The Congress of Racial Equality (1942) from the Pursuit of Integration to Black Separatism

The Congress of Racial Equality (Core) was established in Chicago in 1942 on the University of Chicago campus. It was founded on the theme of change, on the basis of instilling change through nonviolent techniques. In 1955 CORE went to the South to provide nonviolence training to demonstrators there during the time of the Montgomery bus boycott. The work of the Congress of Racial Equality was dangerously influential.
June 1964, three of the organization’s activists  were murdered by the Ku Klux Klan while working in CORE’s Freedom Summer Voter Registration project near Philadelphia, Mississippi. Among the lost lives were Andrew Goodman, Michael Schwerner and James Chaney, a civil rights activists who participated in the Freedom Rides in 1962, another civil rights effort organized by CORE in which busses traveled through the south challenging the practice of segregation. James Farmer cofounded CORE in 1942. Farmer, a graduate of Harvard university in 1941, was an advocate of nonviolence as a method for desegregation. Farmer was a longtime promoter of integration, but as incidents of racial violence increased blacks began to believe that political power, not integration, would be a more secure goal for attaining equality. Farmer actually lost the run for a seat in the House of Representatives against Shirley Chisholm in 1968 after resigning from his leadership position from CORE in 1965.

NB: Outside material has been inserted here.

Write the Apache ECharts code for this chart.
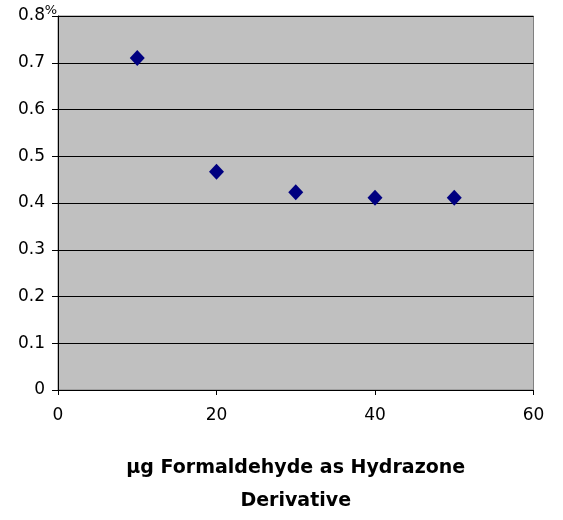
<!DOCTYPE html>
<html><head><meta charset="utf-8">
<script src="https://cdn.jsdelivr.net/npm/echarts@6/dist/echarts.min.js"></script>
<style>html,body{margin:0;padding:0;background:#fff}#c{width:563px;height:520px}</style>
</head><body><div id="c"></div>
<script>
const xValues = [10, 20, 30, 40, 50];
const yValues = [0.71, 0.467, 0.423, 0.411, 0.411];
const xTitle = "µg Formaldehyde as Hydrazone\nDerivative";
const yUnit = "%";

const chart = echarts.init(document.getElementById('c'));
chart.setOption({
  animation: false,
  backgroundColor: '#fff',
  grid: { left: 58, right: 29.5, top: 16, bottom: 130, show: true, backgroundColor: '#c0c0c0', borderColor: '#808080', borderWidth: 1, containLabel: false, outerBoundsMode: 'none' },
  graphic: [{
    type: 'text', x: 57, y: 17, z: 100,
    style: { text: yUnit, fontFamily: 'DejaVu Sans', fontSize: 13, fill: '#000', align: 'right', verticalAlign: 'bottom' }
  }],
  xAxis: {
    type: 'value', min: 0, max: 60, interval: 20,
    name: xTitle, nameLocation: 'middle', nameGap: 62,
    nameTextStyle: { fontFamily: 'DejaVu Sans', fontWeight: 'bold', fontSize: 19, color: '#000', lineHeight: 33 },
    axisLine: { lineStyle: { color: '#000', width: 1 } },
    axisTick: { show: true, length: 5, lineStyle: { color: '#000' } },
    axisLabel: { fontFamily: 'DejaVu Sans', fontSize: 17, color: '#000', margin: 17 },
    splitLine: { show: false }
  },
  yAxis: {
    type: 'value', min: 0, max: 0.8, interval: 0.1,
    axisLine: { show: true, lineStyle: { color: '#000', width: 1 } },
    axisTick: { show: true, length: 6, lineStyle: { color: '#000' } },
    axisLabel: { fontFamily: 'DejaVu Sans', fontSize: 17, color: '#000', margin: 13,
      formatter: v => (Math.round(v * 10) / 10).toString() },
    splitLine: { show: true, lineStyle: { color: '#000', width: 1 } }
  },
  series: [{
    type: 'scatter',
    data: xValues.map((x, i) => [x, yValues[i]]),
    symbol: 'diamond', symbolSize: [15, 16],
    itemStyle: { color: '#000080', opacity: 1 }
  }]
});
</script></body></html>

Supporting Nixon in Pursuit of Soul City

As director, Farmer was replaced by Floyd McKissick. McKissick was the first Black student at the University of North Carolina at Chapel Hill’s Law School whose college experience contributed to his displeasure of integration, he’d been committed to black separatism. He dedicated much of his energy to rebuilding Soul City, a North Carolina town run by Blacks with a mission of Black empowerment whose funding was surprisingly provided from Republican President Richard Nixon. Soul City had been an attempt to provide some form of retribution to blacks with the governments failed promise to provide 40 acres and a mule. As a lawyer he defended many freedom riders who’d been arrested as a result of their demonstrations against racial segregation, defending those who sat in white sections at lunch counters and movie theaters.
Following McKissick as director, Roy Innis was a politician whose views highly contrasted with the majority of the African American community who saw him as being too right-wing and radical. He did not share his predecessors nonviolent stance on civil disobedience and viewed integration as a negative force that robbed blacks of their own cultural heritage and identity. Under the banner of black power and what he termed “pragmatic nationalism”, Innis slowly removed white members and leaders from CORE by targeting his focus on black segregated schools, black business and community surveillance of the police. Although most African-Americans saw black power’s methods as too radical they continued to benefit from the results of their targeted approach to empowered black communities.

Changing Tide, Contrasting Views

The contrast between these leaders in CORE illustrate the versatility of perspectives in the Black community, ranging from integration seeking freedom riders to militant black power black nationalists and everything in between. All of these leaders saught better conditions for black people in the United States, a complicated task in a post-slavery white supremacist society. The complexity of this task can be seen in the varied opinions on how to go about doing so. The difference in opinion is majorly influenced by ones own life experience. For example, CORE’s first director, Farmer, was an avid supporter of integration while McKissick, who was the pioneer in his experience of integration at University of North Carolina, advocated highly for Black separatism. There is no right way to pursue political power or equality as an oppressed minority class, methods change as the times change and opinions are heavily influenced by individual perspectives. Regardless of one’s individual approach, so long as one is committed then diligent change can and will be made in the favor of the group they’re fighting for and there are so many changes to be made and so ways to do so.